The Children's Home and Lafayette collaborated last year to establish a professional foster home adjacent to the Lafayette campus for children who are exceptionally community-minded plus full-time professional foster parents. This was the second time the Children's Home and Lafayette joined forces to open a facility near the Lafayette campus. Since 1997 the Children's Home has operated a home near Lafayette for students who excel academically.

A native of Phillipsburg, N.J., Danjczek graduated from Notre Dame High School, Easton, where he was senior class president and won two state wrestling titles. He earned bachelor's, master's, and doctoral degrees from Lehigh University. Lehigh honored him with its Distinguished Alumni Award, and he received the Gafney Award for Outstanding Scholarship from the Lehigh University Association of Educational Administrators, and the Distinguished Service Award from Lehigh's College of Education.

Danjczek lives on the Children's Home campus with his wife, Cynthia. They have four children, Bill, Liesel, Rachael, and Peter.

Marcia Greenberger's creation of the National Women's Law Center in 1981 established her as the first full-time women's rights legal advocate in Washington, D.C.

The National Women's Law Center is a non-profit organization that works to advance and protect women's legal rights. The center focuses on major policy areas of importance to women and their families, including employment, education, reproductive rights and health, family support and income security, with special attention given to the needs of low-income families.

A recognized expert on sex discrimination and the law, Greenberger has participated in the development of key legislative initiatives and litigation protecting women's rights, particularly in the areas of education, employment, and health. She has been a leader in developing strategies to advance the cause of women and their families on the federal and state levels, and in the successful passage of legislation protecting women against sexual harassment and pay discrimination, providing new educational and training opportunities, and securing affirmative action. She has also been counsel in landmark litigation establishing new legal precedents for women in the enforcement of laws prohibiting discrimination in employment, education, and health.

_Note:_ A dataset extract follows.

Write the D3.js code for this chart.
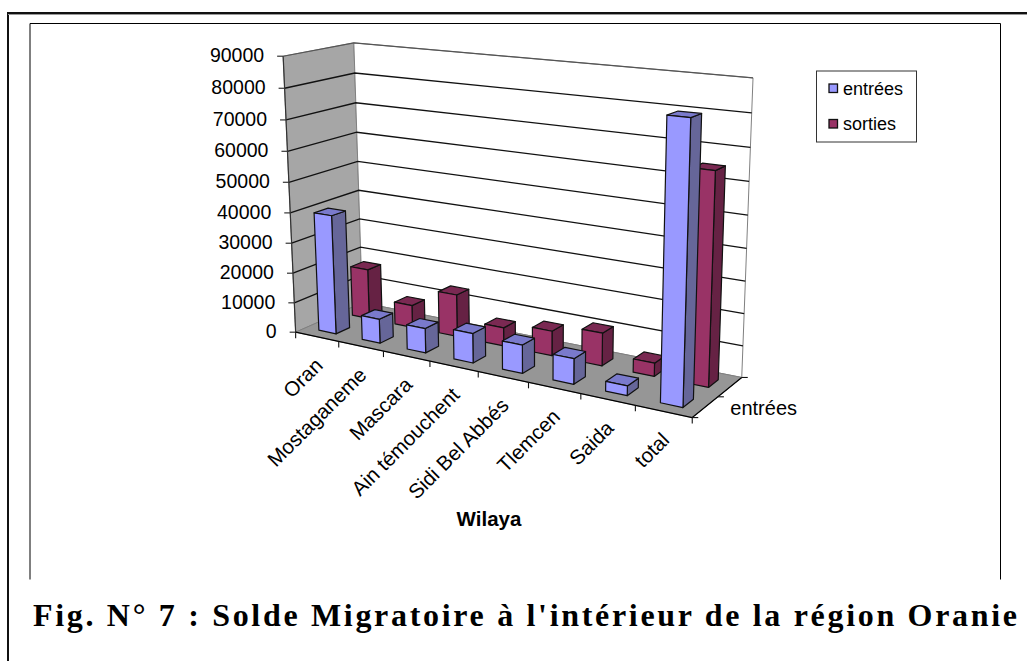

In the area of education, Greenberger has been involved in major litigation, legislative initiatives, and administrative enforcement involving Title IX since its passage in 1972. She was co-counsel in the landmark 1999 Supreme Court case Davis v Monroe City Board of Education, which held that schools must address student-on-student harassment under Title IX, as well as counsel on friend-of-the-court briefs in every Title IX case to reach the Supreme Court.

Greenberger earned a J.D. degree, cum laude, from the University of Pennsylvania, where she also received a bachelor of arts degree with honors. She practiced tax law with the Washington, D.C., firm of Caplin and Drysdale from 1970-72, and in 1972 she started and became director of the Women's Rights Project of the Center for Law and Social Policy.

Her leadership and contributions are reflected in the professional honors she has received and the numerous boards on which she serves. She was selected to receive the Woman Lawyer of the Year Award by the D.C. Women's Bar Association in 1996, was honored by the Center for Law and Social Policy in 1995, and given the William J. Brennan Jr. Award by the District of Columbia Bar in 1994. She received a Presidential appointment to the National Skills Standards Board, and is a member of the Executive Committee of the Leadership Conference on Civil Rights, the Georgetown University Law Center Women's Law and Public Policy Fellowship Program, and the National Policy Council of the Disablilty Rights Education and Defense Fund. She is also a member of the American Law Institute, the American Bar Association Commission on Women in the Profession, and a Fellow of the American Bar Foundation.